**AIM OF THE EXERCISE**
Everything from the first line down to the line containing "sns.despine(ax=ax, left=True, bottom=True)" is to be retyped exactly, both ends included, with pictures left out.

**DATA PROVIDED**
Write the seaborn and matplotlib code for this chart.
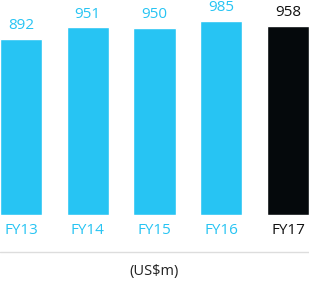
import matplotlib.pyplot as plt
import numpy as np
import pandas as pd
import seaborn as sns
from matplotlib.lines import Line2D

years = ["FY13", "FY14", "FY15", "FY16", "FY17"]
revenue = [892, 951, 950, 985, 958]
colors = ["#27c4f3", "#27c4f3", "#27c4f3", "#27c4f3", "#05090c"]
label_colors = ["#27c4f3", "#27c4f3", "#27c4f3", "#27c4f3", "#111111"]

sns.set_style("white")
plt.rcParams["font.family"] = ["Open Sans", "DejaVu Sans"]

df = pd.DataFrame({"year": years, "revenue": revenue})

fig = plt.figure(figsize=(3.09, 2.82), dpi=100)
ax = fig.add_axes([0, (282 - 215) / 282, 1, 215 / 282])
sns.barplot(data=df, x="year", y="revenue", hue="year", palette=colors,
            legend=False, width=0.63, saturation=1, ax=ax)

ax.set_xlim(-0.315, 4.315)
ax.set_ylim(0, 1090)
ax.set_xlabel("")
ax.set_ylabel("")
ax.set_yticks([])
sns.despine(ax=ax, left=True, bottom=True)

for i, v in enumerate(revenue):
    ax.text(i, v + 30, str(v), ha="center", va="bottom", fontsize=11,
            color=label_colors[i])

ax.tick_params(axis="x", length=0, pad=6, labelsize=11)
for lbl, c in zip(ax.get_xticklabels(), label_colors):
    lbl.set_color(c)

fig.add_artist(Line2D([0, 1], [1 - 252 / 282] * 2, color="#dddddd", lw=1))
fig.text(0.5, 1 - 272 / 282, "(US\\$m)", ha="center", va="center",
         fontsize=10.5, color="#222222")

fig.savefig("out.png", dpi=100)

**REPLY**
Write the seaborn and matplotlib code for this chart.
import matplotlib.pyplot as plt
import numpy as np
import pandas as pd
import seaborn as sns
from matplotlib.lines import Line2D

years = ["FY13", "FY14", "FY15", "FY16", "FY17"]
revenue = [892, 951, 950, 985, 958]
colors = ["#27c4f3", "#27c4f3", "#27c4f3", "#27c4f3", "#05090c"]
label_colors = ["#27c4f3", "#27c4f3", "#27c4f3", "#27c4f3", "#111111"]

sns.set_style("white")
plt.rcParams["font.family"] = ["Open Sans", "DejaVu Sans"]

df = pd.DataFrame({"year": years, "revenue": revenue})

fig = plt.figure(figsize=(3.09, 2.82), dpi=100)
ax = fig.add_axes([0, (282 - 215) / 282, 1, 215 / 282])
sns.barplot(data=df, x="year", y="revenue", hue="year", palette=colors,
            legend=False, width=0.63, saturation=1, ax=ax)

ax.set_xlim(-0.315, 4.315)
ax.set_ylim(0, 1090)
ax.set_xlabel("")
ax.set_ylabel("")
ax.set_yticks([])
sns.despine(ax=ax, left=True, bottom=True)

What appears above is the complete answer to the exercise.